On Nov. 6, 2019, a jury found Corey and Christy Moore guilty of murder by a parent, guardian, or custodian and guilty of child neglect resulting in death. The parents’ attorneys made a motion in February for a new trial.

In June this year, Judge Wills said that he had to overturn the verdict. Wills stated that the jury should have been instructed to find the parents guilty of either intentionally causing their child’s death or negligently causing his death. The jury could not find them guilty of both charges.

“In this case, the buck stops in this courtroom,” Wills said during the June hearing. “The jury did not do anything wrong. The court, meaning me, should have instructed the jury as follows: that the Moores could be found guilty of intentional acts or guilty of the death of their son through negligent acts, or they could be found not guilty.”

In light of the court’s ruling, the state offered a plea agreement, Sitler said Tuesday after the hearing.

Wills sentenced both Corey and Christy Moore to terms of three to 15 years in prison after they both pleaded guilty. They were given 40 years of extended supervision. According to the West Virginia Code, they could be given that extended supervision as well as the prison sentence, Sitler said.
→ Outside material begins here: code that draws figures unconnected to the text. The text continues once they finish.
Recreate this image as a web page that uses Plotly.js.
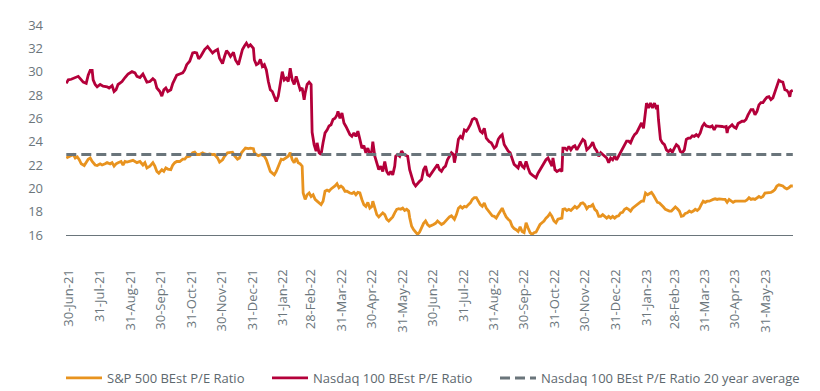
<!DOCTYPE html>
<html>
<head>
<meta charset="utf-8">
<script src="https://cdn.plot.ly/plotly-3.0.1.min.js"></script>
<style>
  html, body { margin: 0; padding: 0; background: #ffffff; }
  #chart { width: 820px; height: 391px; }
</style>
</head>
<body>
<div id="chart"></div>
<script>
// Day offsets are counted from 30-Jun-2021
const startDate = '2021-06-30';

const seriesNames = ['S&P 500 BEst P/E Ratio', 'Nasdaq 100 BEst P/E Ratio', 'Nasdaq 100 BEst P/E Ratio 20 year average'];

const spDays = [-3,-1,1,4,6,8,10,12,15,17,19,21,23,26,28,31,33,36,38,41,43,45,47,49,52,54,56,58,61,64,66,68,71,74,76,78,81,84,86,88,90,93,95,97,99,102,104,106,108,111,114,116,118,121,124,126,128,131,134,
136,139,141,144,146,149,151,154,156,159,161,164,166,169,171,173,175,177,180,182,185,186,188,190,193,196,198,200,202,204,206,208,211,213,215,217,220,222,224,226,228,230,232,234,235,237,239,241,243,245,247,249,251,253,255,257,259,261,263,265,267,269,271,273,275,277,279,
282,284,286,288,290,292,294,296,298,300,302,304,305,307,309,311,313,315,317,319,321,323,325,327,329,331,333,335,337,339,341,342,344,346,348,350,352,354,356,358,360,362,364,366,368,370,372,374,376,378,380,382,384,386,387,389,391,393,395,397,399,401,403,405,407,409,411,413,415,417,419,421,423,425,
427,429,431,433,435,437,439,441,443,445,447,449,451,453,455,457,459,461,463,465,467,469,471,473,475,477,479,481,483,485,487,489,491,493,495,496,498,500,502,504,506,508,510,512,514,516,518,520,522,524,526,528,530,532,534,536,538,540,542,544,546,548,550,552,554,556,558,560,562,564,566,568,570,
573,575,577,579,581,583,585,587,589,591,593,595,597,599,601,603,605,607,609,611,613,615,617,619,621,623,625,627,629,631,633,635,637,639,641,643,645,647,649,651,653,655,657,659,661,663,665,667,669,671,673,675,677,679,681,683,685,687,689,691,693,695,697,699,701,703,705,707,709,711,713,715,717,719,721,723,725,727];

const spValues = [22.6,22.7,22.8,22.9,22.6,22.7,22.45,22.1,21.95,22.2,22.5,22.6,22.3,22.0,21.95,22.1,22.0,22.1,22.2,22.1,22.2,21.9,22.1,22.2,22.3,22.0,22.3,22.25,22.3,22.4,22.3,22.2,22.3,22.0,22.2,21.75,21.9,22.2,21.9,21.45,21.3,21.6,21.45,21.75,21.65,21.6,22.0,22.2,22.3,22.3,22.5,22.5,22.7,22.75,23.05,23.1,22.9,22.9,23.05,
22.95,22.9,22.95,22.9,22.9,22.6,22.25,22.45,22.75,23.05,23.05,23.1,22.8,22.5,22.6,23.05,23.25,23.45,23.4,23.45,23.4,23.05,22.9,22.8,22.9,22.75,22.45,21.9,21.45,21.3,21.15,21.45,22.0,22.5,22.45,22.6,22.75,23.05,22.45,22.2,22.6,22.2,22.1,21.9,19.6,19.05,19.45,19.6,19.3,19.45,19.05,18.9,18.75,18.6,18.9,19.75,19.85,19.75,19.95,20.05,20.2,20.4,20.05,20.2,20.05,19.75,19.75,
19.6,19.55,19.65,19.45,19.65,19.6,19.05,18.6,18.45,18.8,18.3,18.45,18.9,18.2,17.75,17.55,17.75,17.9,17.75,17.35,17.2,17.4,17.55,17.9,18.2,18.25,18.2,18.3,18.1,18.2,18.05,17.5,16.75,16.45,16.2,16.05,16.25,16.6,17.0,17.2,16.9,16.75,16.8,16.9,17.0,17.2,17.05,16.9,17.0,17.2,17.4,17.55,17.65,17.45,17.35,17.75,18.3,18.45,18.3,18.45,18.4,18.6,18.75,19.05,19.2,19.2,18.9,18.6,18.45,18.75,18.3,18.05,17.9,17.65,
17.6,17.45,17.75,18.05,18.3,17.9,17.55,17.35,17.2,16.75,16.55,16.45,16.3,16.7,16.3,16.2,17.05,16.6,16.2,16.05,16.2,16.25,16.6,16.9,17.05,17.2,17.45,17.6,17.85,17.6,17.2,17.05,17.35,17.4,17.45,18.2,18.25,18.1,18.2,18.1,18.25,18.45,18.3,18.45,18.7,18.75,18.6,18.25,18.45,18.45,18.6,18.2,18.05,17.6,17.6,17.75,17.6,17.45,17.6,17.45,17.6,17.45,17.6,17.65,17.9,17.95,18.2,18.3,18.2,18.05,18.3,18.45,18.6,
18.75,18.9,18.9,19.6,19.45,19.55,19.65,19.4,19.05,18.8,18.75,18.6,18.4,18.2,18.1,18.05,18.05,18.2,18.4,18.25,18.05,17.6,17.65,17.85,17.9,18.05,17.95,18.05,18.2,18.1,18.25,18.6,18.9,18.8,18.9,18.9,19.0,19.05,19.1,19.05,19.1,19.05,19.05,19.05,18.8,19.05,18.9,18.8,18.9,18.9,18.9,18.9,18.9,18.9,19.0,19.2,19.05,19.1,19.05,19.2,19.3,19.2,19.3,19.6,19.6,19.65,19.65,19.75,19.9,20.2,20.3,20.25,20.2,20.05,19.95,20.05,20.2,20.2];

const ndxDays = [-3,-1,2,6,9,11,14,17,19,21,23,24,26,28,31,34,38,40,43,45,47,49,53,56,59,63,66,68,71,74,76,78,81,84,86,88,91,93,95,97,99,102,104,106,108,111,114,116,118,121,124,126,128,130,132,134,
136,139,141,144,146,149,151,154,156,158,160,162,165,167,170,172,174,176,178,180,182,185,186,188,190,192,194,196,198,200,202,204,206,208,210,212,214,216,218,220,222,224,226,228,230,232,234,236,237,239,241,243,244,246,248,249,251,253,255,257,259,261,263,265,267,269,270,272,274,276,278,
282,284,286,288,290,292,294,296,298,300,302,304,305,307,309,311,313,315,317,319,321,323,325,327,328,330,332,334,336,338,340,342,344,346,348,350,352,354,356,358,360,362,364,366,368,370,372,374,376,378,380,382,384,386,387,389,391,393,395,397,399,401,403,405,407,409,411,413,415,417,419,422,424,
427,429,431,433,435,437,439,441,443,445,447,449,451,453,455,457,459,461,463,465,467,469,471,473,475,477,479,481,483,485,486,488,490,493,495,496,498,500,502,504,506,508,510,512,514,516,518,520,522,524,526,528,530,532,534,536,538,540,542,544,546,548,550,552,554,556,558,560,562,564,566,568,570,
573,575,577,578,580,582,584,586,588,590,591,592,594,596,598,600,602,604,606,608,610,612,614,616,618,620,622,624,626,628,630,632,634,636,638,640,642,644,646,648,650,652,654,656,658,660,661,662,664,666,668,670,672,674,676,678,680,682,685,687,689,691,693,695,697,699,701,703,705,707,709,711,713,715,717,719,721,723,724,725,727];

const ndxValues = [29.0,29.3,29.35,29.5,29.6,29.4,29.1,29.0,29.7,30.1,30.1,29.3,28.9,28.7,28.9,28.75,28.7,28.6,28.8,28.3,28.45,28.9,29.15,29.5,29.8,30.0,29.9,29.6,29.5,29.8,29.4,29.1,29.15,29.4,29.25,28.6,28.3,27.9,28.45,28.6,28.3,28.45,29.0,29.3,29.7,29.8,29.9,30.15,30.6,30.9,31.6,31.65,31.6,31.1,31.3,31.6,
31.9,32.15,31.9,31.6,31.75,31.9,31.15,30.7,31.3,31.8,31.6,31.3,31.65,31.0,30.6,31.15,31.9,32.2,32.45,32.15,32.3,32.0,31.0,30.6,30.7,31.05,30.45,30.6,30.15,29.15,28.45,28.3,27.9,27.45,27.9,29.0,30.0,29.3,29.45,29.15,30.3,29.3,28.9,29.6,28.9,28.45,28.6,27.6,28.15,28.9,29.1,28.9,24.8,23.75,23.2,23.9,23.05,22.9,23.9,24.75,25.0,25.35,25.45,25.9,26.0,26.3,26.6,26.0,26.45,25.6,25.3,
24.6,24.45,24.75,24.45,24.9,24.2,23.45,23.65,23.05,23.45,22.9,23.2,24.0,22.75,22.2,21.6,21.9,21.45,22.3,21.45,21.15,21.45,21.15,21.9,22.75,22.9,22.75,23.2,22.9,22.8,22.75,21.6,20.9,20.45,20.2,20.45,20.6,20.75,21.6,21.9,21.15,21.05,21.3,21.45,21.75,22.05,21.6,21.45,21.75,21.9,22.45,22.75,23.05,22.9,22.2,23.05,24.2,24.45,24.3,25.0,24.9,25.15,25.45,25.9,26.0,25.9,25.3,24.9,24.75,25.15,24.3,24.0,23.9,
23.45,23.6,24.2,24.45,24.6,23.75,23.45,23.2,23.05,22.45,22.05,21.9,21.75,22.3,21.9,21.75,22.3,21.75,21.3,21.15,21.0,20.9,21.3,21.6,21.9,22.2,22.45,22.6,22.3,21.9,22.6,21.6,21.45,21.6,21.45,23.45,23.45,23.3,23.6,23.3,23.55,23.65,23.3,23.6,23.9,24.2,24.05,23.3,23.45,23.65,23.95,23.45,23.2,22.75,23.05,22.9,22.75,22.6,22.2,22.6,22.45,22.75,22.45,22.75,23.05,23.45,23.75,24.05,24.05,23.9,24.3,24.6,24.75,
25.3,25.6,25.15,25.9,27.3,26.9,27.3,26.9,27.3,26.8,27.15,25.9,24.2,23.9,23.75,23.3,23.15,23.3,23.1,23.45,23.75,23.6,23.15,23.05,23.3,24.2,24.3,24.3,24.5,24.45,24.6,24.45,24.75,25.3,25.55,25.35,25.3,25.25,25.35,25.0,25.35,25.35,25.35,25.3,25.25,25.3,24.75,25.15,25.3,25.45,25.25,25.15,25.55,25.65,25.75,25.75,25.9,26.3,26.75,26.75,26.3,26.6,27.15,27.35,27.35,27.6,27.8,27.85,27.6,27.75,28.3,28.75,29.25,29.15,29.1,28.45,28.4,28.15,27.85,28.3,28.4];

const avgValue = 22.9;

const tickDates = ['2021-06-30','2021-07-31','2021-08-31','2021-09-30','2021-10-31','2021-11-30','2021-12-31','2022-01-31','2022-02-28','2022-03-31','2022-04-30','2022-05-31','2022-06-30','2022-07-31','2022-08-31','2022-09-30','2022-10-31','2022-11-30','2022-12-31','2023-01-31','2023-02-28','2023-03-31','2023-04-30','2023-05-31'];
const tickLabels = ['30-Jun-21','31-Jul-21','31-Aug-21','30-Sep-21','31-Oct-21','30-Nov-21','31-Dec-21','31-Jan-22','28-Feb-22','31-Mar-22','30-Apr-22','31-May-22','30-Jun-22','31-Jul-22','31-Aug-22','30-Sep-22','31-Oct-22','30-Nov-22','31-Dec-22','31-Jan-23','28-Feb-23','31-Mar-23','30-Apr-23','31-May-23'];

const yTicks = [16,18,20,22,24,26,28,30,32,34];

// helpers: day offset -> plotly date string
const baseMs = Date.parse(startDate + 'T00:00:00Z');
function toDate(d) {
  return new Date(baseMs + d * 86400000).toISOString().replace('T', ' ').replace('Z', '');
}
const spX = spDays.map(toDate);
const ndxX = ndxDays.map(toDate);
const avgX = [toDate(Math.min(spDays[0], ndxDays[0])), toDate(Math.max(spDays[spDays.length-1], ndxDays[ndxDays.length-1]))];

const ORANGE = '#e8931f';
const RED = '#b4003a';
const GREY = '#6a757b';
const TXT = '#6b767c';

const traces = [
  { x: spX, y: spValues, type: 'scatter', mode: 'lines', name: seriesNames[0],
    line: { color: ORANGE, width: 2.8 }, legend: 'legend', hoverinfo: 'skip' },
  { x: ndxX, y: ndxValues, type: 'scatter', mode: 'lines', name: seriesNames[1],
    line: { color: RED, width: 2.8 }, legend: 'legend2', hoverinfo: 'skip' },
  { x: avgX, y: [avgValue, avgValue], type: 'scatter', mode: 'lines', name: seriesNames[2],
    line: { color: GREY, width: 3, dash: '10px,5px' }, legend: 'legend3', hoverinfo: 'skip' }
];

const legendFont = { family: 'Open Sans, sans-serif', size: 13, color: '#5d686e' };
function legendAt(xpx) {
  return { orientation: 'h', xref: 'container', yref: 'container',
           x: xpx / 820, xanchor: 'left', y: (391 - 378) / 391, yanchor: 'middle',
           font: legendFont, bgcolor: 'rgba(0,0,0,0)', borderwidth: 0, itemwidth: 36 };
}

const layout = {
  width: 820, height: 391,
  margin: { l: 66, r: 27, t: 25, b: 156, pad: 0, autoexpand: false },
  paper_bgcolor: '#ffffff', plot_bgcolor: '#ffffff',
  showlegend: true,
  font: { family: 'Open Sans, sans-serif', size: 13, color: TXT },
  xaxis: {
    type: 'date',
    range: [toDate(-3.3), toDate(727.2)],
    tickvals: tickDates, ticktext: tickLabels,
    tickangle: -90,
    showgrid: false, zeroline: false,
    showline: true, linecolor: GREY, linewidth: 1,
    ticks: '', ticklabelstandoff: 28,
    automargin: false,
    tickfont: { family: 'Open Sans, sans-serif', size: 13, color: TXT }
  },
  yaxis: {
    range: [16, 34],
    tickvals: yTicks,
    showgrid: false, zeroline: false, showline: false,
    ticks: '', ticklabelstandoff: 22,
    automargin: false,
    tickfont: { family: 'Open Sans, sans-serif', size: 13, color: TXT }
  },
  legend: legendAt(61),
  legend2: legendAt(267),
  legend3: legendAt(495)
};

Plotly.newPlot('chart', traces, layout, { staticPlot: true, displayModeBar: false });
</script>
</body>
</html>
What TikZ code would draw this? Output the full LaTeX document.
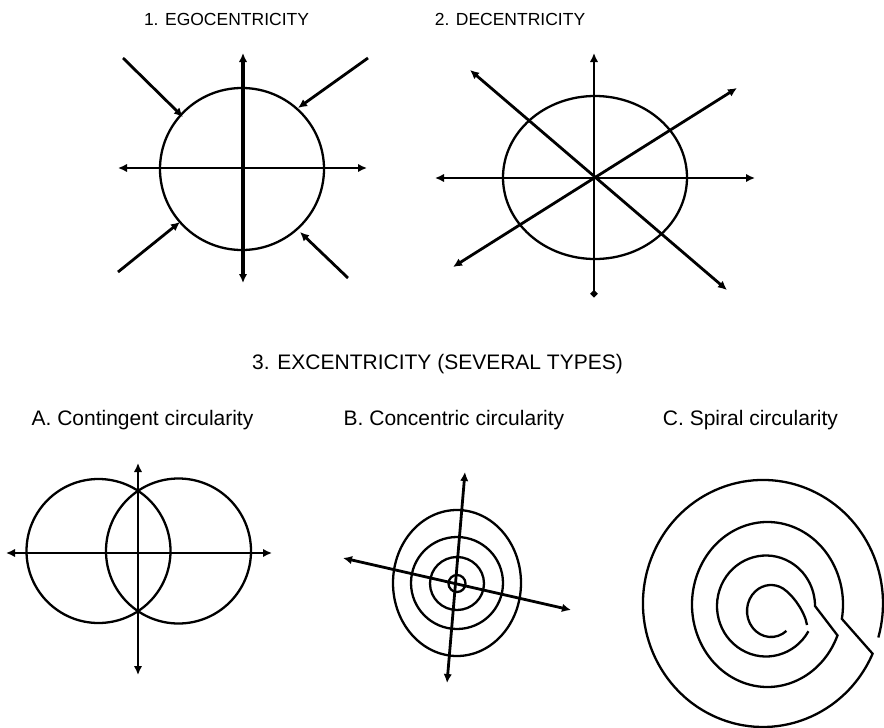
\documentclass[tikz,border=0pt]{standalone}
\usepackage{fontspec}
\setmainfont{Liberation Sans}
\usetikzlibrary{arrows.meta}

\begin{document}
\begin{tikzpicture}[
  x=1pt, y=-1pt,
  ring/.style={draw, line width=2.3pt},
  axisline/.style={line width=2.8pt,
    {Latex[length=9pt,width=8.5pt]}-{Latex[length=9pt,width=8.5pt]}},
  inward/.style={line width=2.8pt, -{Latex[length=9pt,width=8.5pt]}},
  heading/.style={anchor=base, font=\fontsize{17.5}{20}\selectfont},
  caption/.style={anchor=base, font=\fontsize{21}{24}\selectfont}
]
\useasboundingbox (0,0) rectangle (884,728);

% titles
\node[heading] (egoT) at (226.5,25) {1. EGOCENTRICITY};
\node[heading] (decT) at (510,25) {2. DECENTRICITY};
\node[caption] (excT) at (437.5,369) {3. EXCENTRICITY (SEVERAL TYPES)};
\node[caption] (contT) at (142.5,425.5) {A. Contingent circularity};
\node[caption] (concT) at (454,425.5) {B. Concentric circularity};
\node[caption] (spirT) at (750.5,425.5) {C. Spiral circularity};

% 1. egocentricity
\draw[ring] (242,169) circle[x radius=82, y radius=81];
\draw[axisline] (118,168) -- (367,168);
\draw[axisline, line width=4pt] (243,53) -- (243,283);
\draw[inward] (123,58) -- (183,117);
\draw[inward] (368,58) -- (298,108);
\draw[inward] (118,272) -- (180,222);
\draw[inward] (348,278) -- (300,232);

% 2. decentricity
\draw[ring] (595,177.5) circle[x radius=92, y radius=81.5];
\draw[axisline] (435,178) -- (755,178);
\draw[line width=2.8pt, {Circle[length=6.5pt]}-{Latex[length=9pt,width=8.5pt]}]
  (594,297) -- (594,53);
\draw[axisline] (470,70) -- (727,290);
\draw[axisline] (453,267) -- (737,88);

% A. contingent
\draw[ring] (98.5,551) circle[radius=72];
\draw[ring] (178.5,551) circle[radius=72.5];
\draw[axisline] (6,553) -- (272,553);
\draw[axisline] (138,463) -- (138,675);

% B. concentric
\draw[ring] (457,583) circle[x radius=64, y radius=73];
\draw[ring] (457,583) circle[radius=46];
\draw[ring] (457,583.5) circle[x radius=27, y radius=26.5];
\draw[ring] (457,583.5) circle[radius=8.5];
\draw[axisline] (447,683) -- (465,472);
\draw[axisline] (343,558) -- (571,610);

% C. spiral
\draw[ring] (771,611) ++(50:24 and 26)
  arc[start angle=50, end angle=300, x radius=24, y radius=26]
  .. controls (793,595) and (805,612) .. (807,625);
\draw[ring] (766,606) ++(30:49 and 50.5)
  arc[start angle=30, end angle=360, x radius=49, y radius=50.5]
  -- (837.5,635.4)
  arc[start angle=22, end angle=370, x radius=75.5, y radius=82.5]
  -- (872.6,653.7)
  arc[start angle=24, end angle=376, x radius=120, y radius=123.5];
\end{tikzpicture}
\end{document}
“If at any time they violate the terms of supervised release, they can be sent back to the penitentiary for up to the maximum of that remaining 40 years. When they get out, they will have that facing them; also, they have to be registered with the West Virginia State Police Child Abuse Registry for the remainder of their natural lives,” he stated.

Sitler was asked why the state did not have a second trial for the parents.

“We tried the case. We got a guilty verdict to both child neglect with death and murder of a child by abuse,” Sitler said. “Judge Wills ruled that those two verdicts were legally inconsistent. Either they were negligent or they were guilty of an intentional act. After speaking to the investigating officer and reviewing the evidence, we determined that this was the appropriate result.”

The state did win the first trial, but this was before the judge made his ruling, Sitler said.

“We won that one, but that was prior to the judge’s ruling. The judge ruled that we cannot obtain a guilty verdict for both of those counts. It is legally inconsistent. The evidence supports child neglect resulting in death, but there is no admissible evidence that indicates they did anything intentional,” Sitler said.

Corey and Christy Moore will qualify for “consideration of parole” after serving three years in prison, but they could serve up to 15 years, Sitler said.

Both Christy and Corey Moore have been held at the Southern Regional Jail in Beaver since their arrest in November 2018, and Wills said they would receive credit for that time. Court costs will be due upon their release or if they are placed on probation, he stated.